## Data shown
--------------------------------------------------

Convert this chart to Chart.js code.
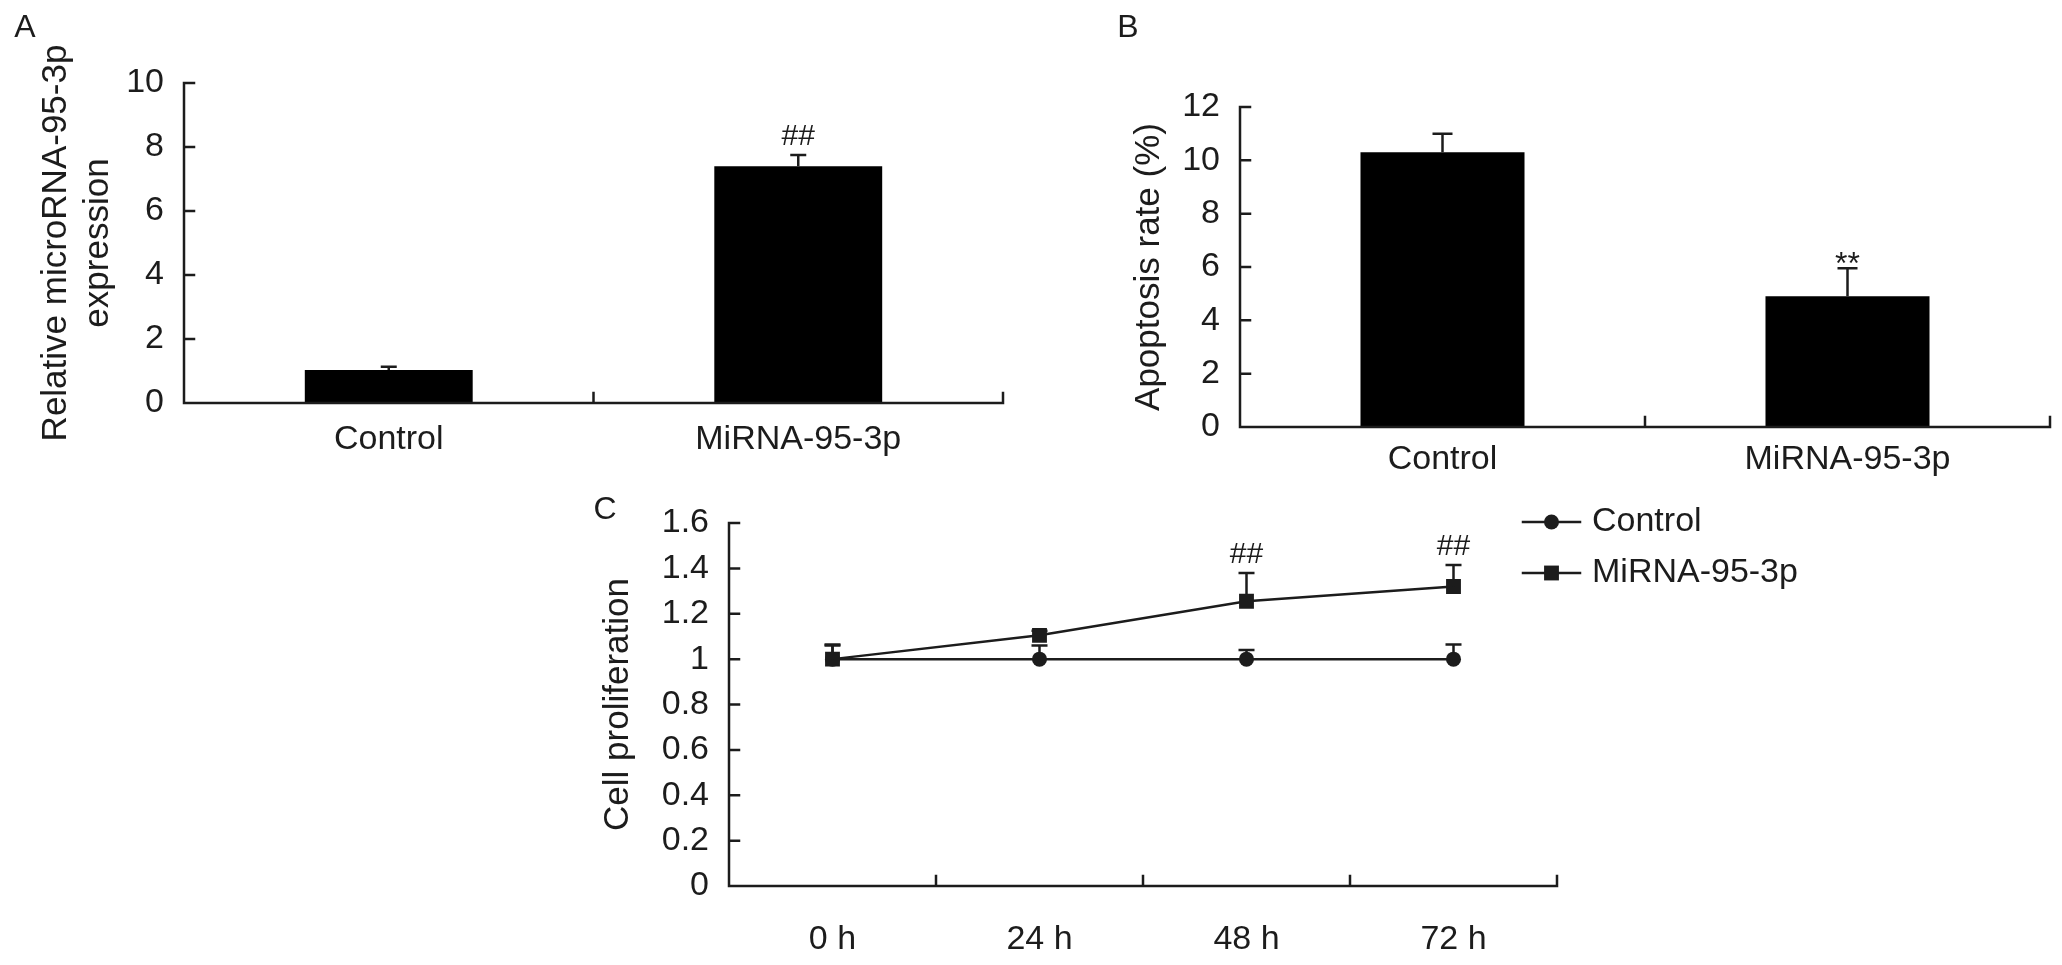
<!DOCTYPE html>
<html>
<head>
<meta charset="utf-8">
<script src="https://cdn.jsdelivr.net/npm/chart.js@4.4.0/dist/chart.umd.min.js"></script>
<style>
  html, body { margin: 0; padding: 0; background: #fff; }
  body { width: 2062px; height: 965px; position: relative; overflow: hidden; }
  canvas { position: absolute; }
  #panelA { left: 0; top: 0; }
  #panelB { left: 1035px; top: 0; }
  #panelC { left: 440px; top: 470px; }
</style>
</head>
<body>
<canvas id="panelA" width="1035" height="500"></canvas>
<canvas id="panelB" width="1027" height="500"></canvas>
<canvas id="panelC" width="1622" height="495"></canvas>
<script>
const FONT = '"Liberation Sans", Arial, Helvetica, sans-serif';
const INK = '#1c1c1c';

// A: relative microRNA-95-3p expression
const groupsA = ['Control', 'MiRNA-95-3p'];
const expressionA = [1.03, 7.4];
const expressionErrA = [0.1, 0.35];

// B: apoptosis rate (%)
const groupsB = ['Control', 'MiRNA-95-3p'];
const apoptosisB = [10.3, 4.9];
const apoptosisErrB = [0.7, 1.05];

// C: cell proliferation over time
const timesC = ['0 h', '24 h', '48 h', '72 h'];
const controlC = [1, 1, 1, 1];
const controlErrC = [0.06, 0.06, 0.04, 0.065];
const mirnaC = [1, 1.105, 1.255, 1.32];
const mirnaErrC = [0.065, 0.02, 0.125, 0.095];

// significance marks: [dataset, point, text]
const marksA = [[0, 1, '##']];
const marksB = [[0, 1, '**']];
const marksC = [[1, 2, '##'], [1, 3, '##']];

Chart.defaults.font.family = FONT;
Chart.defaults.color = INK;

// sigmaplot-ish frame: axis lines with inward ticks, error bars, titles, marks
function sigma(cfg) {
  return {
    id: 'sigma',
    afterDatasetsDraw(chart) {
      const { ctx, scales: { y } } = chart;
      ctx.save();
      ctx.strokeStyle = INK;
      ctx.lineWidth = 2.5;
      chart.data.datasets.forEach((ds, di) => {
        const meta = chart.getDatasetMeta(di);
        meta.data.forEach((el, i) => {
          const top = y.getPixelForValue(ds.data[i] + ds.errors[i]);
          const base = y.getPixelForValue(ds.data[i]);
          ctx.beginPath();
          ctx.moveTo(el.x, base);
          ctx.lineTo(el.x, top);
          ctx.moveTo(el.x - cfg.cap / 2, top);
          ctx.lineTo(el.x + cfg.cap / 2, top);
          ctx.stroke();
        });
      });
      ctx.restore();
    },
    afterDraw(chart) {
      const { ctx, chartArea: a, scales: { x, y } } = chart;
      ctx.save();
      ctx.strokeStyle = INK;
      ctx.lineWidth = 2.5;
      ctx.lineCap = 'square';
      ctx.beginPath();
      ctx.moveTo(a.left, a.top);
      ctx.lineTo(a.left, a.bottom);
      ctx.lineTo(a.right, a.bottom);
      y.ticks.forEach(t => {
        const py = y.getPixelForValue(t.value);
        ctx.moveTo(a.left, py);
        ctx.lineTo(a.left + 10, py);
      });
      const n = x.ticks.length;
      for (let i = 1; i <= n; i++) {
        const px = x.left + x.width * i / n;
        ctx.moveTo(px, a.bottom);
        ctx.lineTo(px, a.bottom - 10);
      }
      ctx.stroke();

      ctx.fillStyle = INK;
      ctx.font = '32px ' + FONT;
      ctx.textAlign = 'center';
      ctx.textBaseline = 'middle';
      ctx.fillText(cfg.letter[0], cfg.letter[1], cfg.letter[2]);

      ctx.font = '35px ' + FONT;
      const midY = (a.top + a.bottom) / 2;
      cfg.title.forEach(([text, dx]) => {
        ctx.save();
        ctx.translate(a.left + dx, midY);
        ctx.rotate(-Math.PI / 2);
        ctx.fillText(text, 0, 0);
        ctx.restore();
      });

      ctx.textBaseline = 'alphabetic';
      cfg.marks.forEach(([di, i, text]) => {
        const ds = chart.data.datasets[di];
        const el = chart.getDatasetMeta(di).data[i];
        const top = y.getPixelForValue(ds.data[i] + ds.errors[i]);
        const star = text.indexOf('*') >= 0;
        ctx.font = (star ? 32 : 30) + 'px ' + FONT;
        ctx.fillText(text, el.x, star ? top + 6 : top - 10);
      });

      if (cfg.legend) {
        const lx = a.right + cfg.legend[0];
        ctx.font = '34px ' + FONT;
        ctx.textAlign = 'left';
        ctx.textBaseline = 'middle';
        chart.data.datasets.forEach((ds, di) => {
          const cy = a.top + cfg.legend[1] + di * cfg.legend[2];
          ctx.beginPath();
          ctx.moveTo(lx, cy);
          ctx.lineTo(lx + 57, cy);
          ctx.lineWidth = ds.borderWidth;
          ctx.stroke();
          Chart.helpers.drawPoint(ctx, { pointStyle: ds.pointStyle, radius: ds.pointRadius, borderWidth: 0, rotation: 0 }, lx + 28.5, cy);
          ctx.fillText(ds.label, lx + 69, cy);
        });
      }
      ctx.restore();
    }
  };
}

function axisX(height, padding) {
  return {
    grid: { display: false, drawTicks: false },
    border: { display: false },
    ticks: { font: { size: 34 }, padding: padding, maxRotation: 0, autoSkip: false },
    afterFit: s => { s.height = height; }
  };
}

function axisY(width, max, step) {
  return {
    min: 0, max: max,
    grid: { display: false, drawTicks: false },
    border: { display: false },
    ticks: { stepSize: step, font: { size: 34 }, padding: 20, callback: v => String(+v.toFixed(1)) },
    afterFit: s => { s.width = width; }
  };
}

const common = {
  responsive: false,
  animation: false,
  devicePixelRatio: 1,
  events: []
};

new Chart(document.getElementById('panelA'), {
  type: 'bar',
  data: {
    labels: groupsA,
    datasets: [{ data: expressionA, errors: expressionErrA, backgroundColor: '#000', barPercentage: 0.41, categoryPercentage: 1 }]
  },
  options: Object.assign({}, common, {
    layout: { padding: { left: 0, right: 32, top: 83, bottom: 0 } },
    plugins: { legend: { display: false }, tooltip: { enabled: false } },
    scales: { x: axisX(97, 16), y: axisY(184, 10, 2) }
  }),
  plugins: [sigma({
    letter: ['A', 25, 28],
    title: [['Relative microRNA-95-3p', -128], ['expression', -86]],
    marks: marksA,
    cap: 16
  })]
});

new Chart(document.getElementById('panelB'), {
  type: 'bar',
  data: {
    labels: groupsB,
    datasets: [{ data: apoptosisB, errors: apoptosisErrB, backgroundColor: '#000', barPercentage: 0.405, categoryPercentage: 1 }]
  },
  options: Object.assign({}, common, {
    layout: { padding: { left: 0, right: 12, top: 107, bottom: 0 } },
    plugins: { legend: { display: false }, tooltip: { enabled: false } },
    scales: { x: axisX(73, 12), y: axisY(205, 12, 2) }
  }),
  plugins: [sigma({
    letter: ['B', 93, 28],
    title: [['Apoptosis rate (%)', -91]],
    marks: marksB,
    cap: 20
  })]
});

new Chart(document.getElementById('panelC'), {
  type: 'line',
  data: {
    labels: timesC,
    datasets: [
      { label: 'Control', data: controlC, errors: controlErrC, order: 1, borderColor: INK, backgroundColor: INK,
        pointBackgroundColor: INK, borderWidth: 2.5, pointStyle: 'circle', pointRadius: 7.5, pointBorderWidth: 0, tension: 0 },
      { label: 'MiRNA-95-3p', data: mirnaC, errors: mirnaErrC, order: 0, borderColor: INK, backgroundColor: INK,
        pointBackgroundColor: INK, borderWidth: 2.5, pointStyle: 'rect', pointRadius: 10.5, pointBorderWidth: 0, tension: 0 }
    ]
  },
  options: Object.assign({}, common, {
    layout: { padding: { left: 0, right: 505, top: 53, bottom: 0 } },
    plugins: { legend: { display: false }, tooltip: { enabled: false } },
    scales: { x: Object.assign(axisX(79, 33), { offset: true }), y: axisY(289, 1.6, 0.2) }
  }),
  plugins: [sigma({
    letter: ['C', 165, 40],
    title: [['Cell proliferation', -111]],
    marks: marksC,
    cap: 16,
    legend: [-34, -1, 51]
  })]
});
</script>
</body>
</html>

--------------------------------------------------

## Prompt
Write out each line of the listing above, exactly, from its first line to the line holding "const apoptosisErrB = [0.7, 1.05];", inclusive. Skip the pictures.

## In response
Convert this chart to Chart.js code.
<!DOCTYPE html>
<html>
<head>
<meta charset="utf-8">
<script src="https://cdn.jsdelivr.net/npm/chart.js@4.4.0/dist/chart.umd.min.js"></script>
<style>
  html, body { margin: 0; padding: 0; background: #fff; }
  body { width: 2062px; height: 965px; position: relative; overflow: hidden; }
  canvas { position: absolute; }
  #panelA { left: 0; top: 0; }
  #panelB { left: 1035px; top: 0; }
  #panelC { left: 440px; top: 470px; }
</style>
</head>
<body>
<canvas id="panelA" width="1035" height="500"></canvas>
<canvas id="panelB" width="1027" height="500"></canvas>
<canvas id="panelC" width="1622" height="495"></canvas>
<script>
const FONT = '"Liberation Sans", Arial, Helvetica, sans-serif';
const INK = '#1c1c1c';

// A: relative microRNA-95-3p expression
const groupsA = ['Control', 'MiRNA-95-3p'];
const expressionA = [1.03, 7.4];
const expressionErrA = [0.1, 0.35];

// B: apoptosis rate (%)
const groupsB = ['Control', 'MiRNA-95-3p'];
const apoptosisB = [10.3, 4.9];
const apoptosisErrB = [0.7, 1.05];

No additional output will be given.